A pandemia que atravessamos nos trouxe, junto de um pacote de desgraças, muitas coisas boas. Além da crença na ciência, na evidência da força do trabalho coletivo de profissionais que nos entregaram vacinas em um tempo nunca visto antes e outras tantas micro conquistas que poderíamos relacionar, vale celebrarmos a queda do mito do trabalho presencial, da aula presencial, da reunião presencial e por aí vai, como únicas boas possibilidades de como podemos realizar algo. Até então, ou era presencial ou era uma “gambiarra” para quase todo mundo.

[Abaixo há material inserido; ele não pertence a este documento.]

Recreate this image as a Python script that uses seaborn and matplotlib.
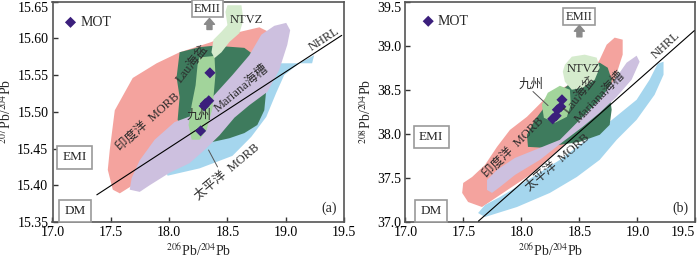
import matplotlib
matplotlib.use("Agg")
import numpy as np
import pandas as pd
import matplotlib.pyplot as plt
import seaborn as sns

# Jiuzhou samples (MOT)
pb206 = [18.35, 18.31, 18.34, 18.27, 18.30]
pb207 = [15.553, 15.511, 15.515, 15.474, 15.508]
pb208 = [38.386, 38.273, 38.307, 38.170, 38.205]

# reference line (NHRL) end points
nhrl_x_a = [17.38, 19.48]
nhrl_y_a = [15.387, 15.604]
nhrl_x_b = [17.63, 19.49]
nhrl_y_b = [37.01, 39.17]

# field outlines, 207Pb/204Pb vs 206Pb/204Pb
indian_a = [(17.517, 15.394), (17.474, 15.421), (17.491, 15.448), (17.534, 15.502), (17.688, 15.546),
            (17.893, 15.566), (18.090, 15.581), (18.346, 15.594), (18.560, 15.607), (18.774, 15.615),
            (18.876, 15.607), (18.859, 15.591), (18.603, 15.543), (18.261, 15.489), (17.987, 15.464),
            (17.833, 15.448), (17.748, 15.428), (17.688, 15.400), (17.577, 15.389)]
pacific_a = [(17.987, 15.413), (18.261, 15.423), (18.543, 15.440), (18.705, 15.466), (18.833, 15.493),
             (18.919, 15.526), (18.987, 15.550), (19.115, 15.566), (19.244, 15.577), (19.226, 15.566),
             (18.919, 15.566), (18.731, 15.557), (18.432, 15.516), (18.090, 15.462), (17.962, 15.423)]
lau_a = [(18.090, 15.581), (18.261, 15.588), (18.389, 15.590), (18.645, 15.587), (18.731, 15.577),
         (18.791, 15.557), (18.833, 15.530), (18.816, 15.502), (18.756, 15.482), (18.645, 15.471),
         (18.517, 15.464), (18.346, 15.458), (18.218, 15.462), (18.132, 15.475), (18.073, 15.489),
         (18.090, 15.520), (18.064, 15.547)]
mariana_a = [(17.662, 15.394), (17.679, 15.410), (17.748, 15.434), (17.876, 15.462), (18.047, 15.486),
             (18.218, 15.496), (18.389, 15.523), (18.543, 15.550), (18.688, 15.577), (18.791, 15.605),
             (18.902, 15.617), (19.004, 15.621), (19.038, 15.611), (19.013, 15.591), (18.944, 15.557),
             (18.842, 15.527), (18.688, 15.509), (18.560, 15.492), (18.432, 15.468), (18.303, 15.448),
             (18.175, 15.430), (18.004, 15.417), (17.833, 15.400), (17.748, 15.391)]
jiuzhou_a = [(18.261, 15.574), (18.389, 15.576), (18.397, 15.550), (18.372, 15.505), (18.321, 15.475),
             (18.261, 15.462), (18.193, 15.462), (18.167, 15.482), (18.193, 15.509), (18.227, 15.536),
             (18.244, 15.564)]
ntvz_a = [(18.500, 15.645), (18.620, 15.645), (18.637, 15.625), (18.603, 15.607), (18.517, 15.595),
          (18.449, 15.581), (18.389, 15.573), (18.363, 15.581), (18.380, 15.598), (18.449, 15.609),
          (18.500, 15.618), (18.483, 15.636)]

# field outlines, 208Pb/204Pb vs 206Pb/204Pb
indian_b = [(17.490, 37.330), (17.499, 37.443), (17.576, 37.511), (17.687, 37.648), (17.790, 37.852),
            (17.902, 38.045), (18.048, 38.193), (18.220, 38.420), (18.375, 38.534), (18.589, 38.670),
            (18.675, 38.841), (18.735, 39.011), (18.804, 39.091), (18.873, 39.068), (18.873, 38.898),
            (18.804, 38.614), (18.675, 38.386), (18.418, 37.932), (18.074, 37.534), (17.816, 37.307),
            (17.661, 37.170), (17.541, 37.227)]
pacific_b = [(17.627, 37.102), (17.687, 37.193), (17.816, 37.284), (17.988, 37.420), (18.332, 37.705),
             (18.675, 38.045), (18.993, 38.386), (19.105, 38.614), (19.174, 38.795), (19.225, 38.818),
             (19.225, 38.670), (19.148, 38.443), (18.993, 38.159), (18.821, 37.932), (18.675, 37.705),
             (18.478, 37.511), (18.246, 37.330), (17.962, 37.170), (17.687, 37.057)]
lau_b = [(18.057, 37.852), (18.048, 37.989), (18.117, 38.159), (18.228, 38.352), (18.332, 38.477),
         (18.460, 38.614), (18.589, 38.784), (18.675, 38.807), (18.744, 38.750), (18.778, 38.614),
         (18.761, 38.443), (18.778, 38.273), (18.761, 38.102), (18.675, 37.989), (18.503, 37.909),
         (18.332, 37.875), (18.203, 37.841)]
mariana_b = [(17.704, 37.364), (17.704, 37.477), (17.790, 37.591), (17.945, 37.727), (18.117, 37.818),
             (18.332, 37.932), (18.503, 38.159), (18.675, 38.386), (18.804, 38.614), (18.907, 38.807),
             (18.993, 38.886), (19.019, 38.818), (18.950, 38.614), (18.821, 38.420), (18.675, 38.239),
             (18.529, 38.080), (18.357, 37.909), (18.160, 37.705), (17.945, 37.534), (17.816, 37.398),
             (17.747, 37.330)]
jiuzhou_b = [(18.228, 38.466), (18.332, 38.545), (18.418, 38.500), (18.426, 38.330), (18.392, 38.193),
             (18.289, 38.125), (18.194, 38.182), (18.177, 38.330)]
ntvz_b = [(18.375, 38.784), (18.435, 38.875), (18.546, 38.898), (18.649, 38.864), (18.675, 38.750),
          (18.632, 38.614), (18.529, 38.523), (18.435, 38.500), (18.375, 38.591), (18.357, 38.705)]

colors = {
    "indian": "#f4a39e",
    "pacific": "#a5d6ee",
    "lau": "#3e7b5d",
    "mariana": "#cdc0df",
    "jiuzhou": "#a2d49b",
    "ntvz": "#d5ebcd",
}

sns.set_theme(style="ticks")
plt.rcParams["font.family"] = ["Liberation Serif", "Noto Sans CJK SC"]
plt.rcParams["mathtext.fontset"] = "stix"

fig = plt.figure(figsize=(7.0, 2.61), dpi=100)
ax1 = fig.add_axes([0.075, 0.1494, 0.4165, 0.8446])
ax2 = fig.add_axes([0.579, 0.1494, 0.4145, 0.8446])


def draw_fields(ax, fields):
    for name, pts in fields:
        xs, ys = zip(*pts)
        ax.fill(xs, ys, color=colors[name], lw=0, zorder=1)


def boxed(ax, x, y, s, pad=0.4, size=9.5):
    ax.text(x, y, s, ha="center", va="center", fontsize=size, zorder=5,
            bbox=dict(boxstyle=f"square,pad={pad}", fc="white", ec="#9a9a9a", lw=1.2))


def up_arrow(ax, x, y0, y1):
    ax.annotate("", xy=(x, y1), xytext=(x, y0), zorder=6,
                arrowprops=dict(arrowstyle="simple,head_width=0.6,head_length=0.35,tail_width=0.3",
                                fc="#8a8a8a", ec="#8a8a8a", shrinkA=0, shrinkB=0))


def style_axes(ax, xlim, ylim, yticks, yticklabels, ylabel, tag):
    ax.set_xlim(*xlim)
    ax.set_ylim(*ylim)
    ax.set_xticks([17.0, 17.5, 18.0, 18.5, 19.0, 19.5])
    ax.set_xticklabels(["17.0", "17.5", "18.0", "18.5", "19.0", "19.5"])
    ax.set_yticks(yticks)
    ax.set_yticklabels(yticklabels)
    ax.tick_params(direction="in", length=3.5, width=1, labelsize=10, colors="#333333",
                   labelcolor="black", pad=3)
    ax.get_yticklabels()[-1].set_va("top")
    for sp in ax.spines.values():
        sp.set_color("#555555")
        sp.set_linewidth(1.2)
    ax.set_xlabel(r"$^{206}$Pb/$^{204}$Pb", fontsize=10, labelpad=2)
    ax.set_ylabel(ylabel, fontsize=10, labelpad=2)
    ax.text(0.977, 0.03, tag, transform=ax.transAxes, ha="right", va="bottom", fontsize=10)


lab = dict(fontsize=9, color="#2b2b2b", ha="center", va="center", zorder=6)

# ---- panel (a)
draw_fields(ax1, [("indian", indian_a), ("pacific", pacific_a), ("lau", lau_a),
                  ("mariana", mariana_a), ("jiuzhou", jiuzhou_a), ("ntvz", ntvz_a)])
sns.lineplot(x=nhrl_x_a, y=nhrl_y_a, ax=ax1, color="black", lw=0.8, zorder=3)
sns.scatterplot(x=pb206, y=pb207, ax=ax1, marker="D", s=32, color="#3b1f7c",
                edgecolor="none", zorder=4, label="MOT")
style_axes(ax1, (17.0, 19.5), (15.35, 15.65),
           [15.35, 15.40, 15.45, 15.50, 15.55, 15.60, 15.65],
           ["15.35", "15.40", "15.45", "15.50", "15.55", "15.60", "15.65"],
           r"$^{207}$Pb/$^{204}$Pb", "(a)")

ax1.text(17.816, 15.486, "印度洋  MORB", rotation=42, **lab)
ax1.text(18.20, 15.565, "Lau海盆", rotation=52, **lab)
ax1.text(18.26, 15.494, "九州", **lab)
ax1.text(18.62, 15.532, "Mariana海槽", rotation=40, **lab)
ax1.text(18.66, 15.625, "NTVZ", **lab)
ax1.text(18.50, 15.418, "太平洋  MORB", rotation=40, **lab)
ax1.text(19.33, 15.599, "NHRL", rotation=33, **lab)
ax1.plot([18.338, 18.415], [15.448, 15.425], color="#555555", lw=0.7, zorder=3)
boxed(ax1, 18.329, 15.640, "EMII", pad=0.2, size=9)
boxed(ax1, 17.192, 15.438, "EMI")
boxed(ax1, 17.192, 15.365, "DM")
up_arrow(ax1, 18.346, 15.612, 15.627)
ax1.legend(loc="upper left", bbox_to_anchor=(-0.005, 0.985), frameon=False, fontsize=10,
           handletextpad=0.1, borderaxespad=0.4, handlelength=1.2)

# ---- panel (b)
draw_fields(ax2, [("indian", indian_b), ("pacific", pacific_b), ("lau", lau_b),
                  ("mariana", mariana_b), ("jiuzhou", jiuzhou_b), ("ntvz", ntvz_b)])
sns.lineplot(x=nhrl_x_b, y=nhrl_y_b, ax=ax2, color="black", lw=0.8, zorder=3)
sns.scatterplot(x=pb206, y=pb208, ax=ax2, marker="D", s=32, color="#3b1f7c",
                edgecolor="none", zorder=4, label="MOT")
style_axes(ax2, (17.0, 19.5), (37.0, 39.5),
           [37.0, 37.5, 38.0, 38.5, 39.0, 39.5],
           ["37.0", "37.5", "38.0", "38.5", "39.0", "39.5"],
           r"$^{208}$Pb/$^{204}$Pb", "(b)")
ax2.get_xticklabels()[-1].set_ha("right")

ax2.text(18.08, 38.557, "九州", **lab)
ax2.plot([18.10, 18.23], [38.48, 38.32], color="#555555", lw=0.7, zorder=3)
ax2.text(18.503, 38.443, "Lau海盆", rotation=52, **lab)
ax2.text(18.53, 38.73, "NTVZ", **lab)
ax2.text(18.68, 38.42, "Mariana海槽", rotation=46, **lab)
ax2.text(17.93, 37.85, "印度洋  MORB", rotation=45, **lab)
ax2.text(18.31, 37.68, "太平洋  MORB", rotation=41, **lab)
ax2.text(19.25, 39.01, "NHRL", rotation=43, **lab)
boxed(ax2, 18.495, 39.33, "EMII", pad=0.2, size=9)
boxed(ax2, 17.223, 37.966, "EMI")
boxed(ax2, 17.223, 37.125, "DM")
up_arrow(ax2, 18.50, 39.10, 39.23)
ax2.legend(loc="upper left", bbox_to_anchor=(0.012, 0.99), frameon=False, fontsize=10,
           handletextpad=0.1, borderaxespad=0.4, handlelength=1.2)

fig.savefig("out.png", dpi=100)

É claro que nem tudo são flores e eu jamais seria estúpido o suficiente ao ignorar a infinidade de situações em que: SIM, estarmos reunidos fisicamente é muito melhor, mais produtivo e mais agradável do que o remoto. Além da obviedade dos casos em que estar presente em algum local é mandatório, afinal de contas, não dá para ser cozinheiro e fazer tudo à distância.
O que estou a dizer é que a pandemia nos trouxe, de maneira compulsória (fomos obrigados a fazer assim) e definitiva (nunca mais voltaremos a ser daquele jeito), uma enorme capacidade de criticar a “obrigatoriedade” do presencial e aceitar que dá pra realizar muita coisa de maneira remota. Dos cerca de 50 compromissos que cumpri nas 3 semanas em que estive no Brasil, pelo menos metade deles seriam mais efetivos e funcionais se os tivesse feito de maneira remota. E não tive qualquer receio em dizer isto aos meus interlocutores.
APRENDEMOS A NÃO TER MEDO DE QUESTIONAR
A NECESSIDADE DE SER PRESENCIAL
OU ASSUMIR QUE SERÁ REMOTO
É essa capacidade de questionar a necessidade de ser presencial, o novo dom que internalizamos de forma coletiva. E isso é permanente. Vamos sempre questionar se a aula precisava mesmo ter sido presencial, se a reunião precisa ter sido presencial, porque tivemos que ir até aquela repartição pública se poderíamos ter feito remotamente e só passado para buscar algo, … e por aí vai, mais uma vez.
Tudo bem que estamos passando pela ressaca do virtual e, portanto, mais sensíveis a fazer as coisas presencialmente. Contudo, a vontade de ver as pessoas e estar nos lugares cai por terra quando voltamos pra casa e percebemos o quão improdutivo foi aquele dia de trabalho, pra seguir no meu exemplo. O tempo que gastamos com trânsito, elevadores, esperas e tantas outras atividades periféricas ao nosso core de obrigações é tão impactante em nosso dia a dia que nos dá super poderes para questionar o presencial. Só queremos estar lá, se fizer algum sentido para cada um de nós. Ah, isso é importante, o “sentido de importância” pode mudar de pessoa para pessoa, pois os motivadores são específicos de cada um. Precisamos aprender a respeitar isso também.
Para ampliar a análise e voltar à rotina profissional, nos acostumamos a utilizar plenamente o nosso dia de trabalho. Organizamos tudo tão direitinho que até esquecemos de reservar brechas de agenda para irmos até o banheiro, pegar um café na cozinha ou apenas nos alongarmos um pouco. Tudo bem que ao finalizarmos a reunião, já estamos no local ideal para fazer todos os encaminhamentos combinados na agenda e disparar tudo o que precisa acontecer a partir dali, sem perdas de tempo ou procrastinações. Às vezes isso é cansativo, outras vezes é maravilhoso para já nos liberarmos.
É neste contexto que pude perceber que preciso reaprender a trabalhar. Foram 3 semanas fora de casa e, agora, já são outras 2 para colocar tudo em dia. Coisas que se acumularam, pois não pude fazer enquanto estava a chamar um Uber, a esperar o elevador, a trocar de sala … ou simplesmente porque estava cansado. Sim, a gente também fica cansado, mesmo tendo deixado de fazer muita coisa que precisará ser feita depois.
Neste momento, já num modelo híbrido, tenho amigos e colegas que estão mesclando a semana de trabalho: alguns dias específicos para estar no escritório e outros em casa. Outros, que moram próximos do lugar de trabalho, organizaram um turno lá outro cá. Eu não tenho essas opções, pois como posso fazê-lo se estou a 10.000 km do escritório? Talvez tenha que adotar a prática dos naturalistas que alternam semanas de observação no ambiente e semanas (outras) de trabalhos em centros de pesquisa. Ainda preciso encontrar o melhor formato.
O que é certo é que passarei a discorrer estas reflexões nesta coluna semanal. Vamos aprofundar o entendimento a respeito do trabalho remoto (assíncrono e distribuído), sobre o nomadismo digital, empreendedorismo, transformação digital e inovação nos negócios. Sempre procurando trazer as realidades e pontos de vista do Brasil e de Portugal.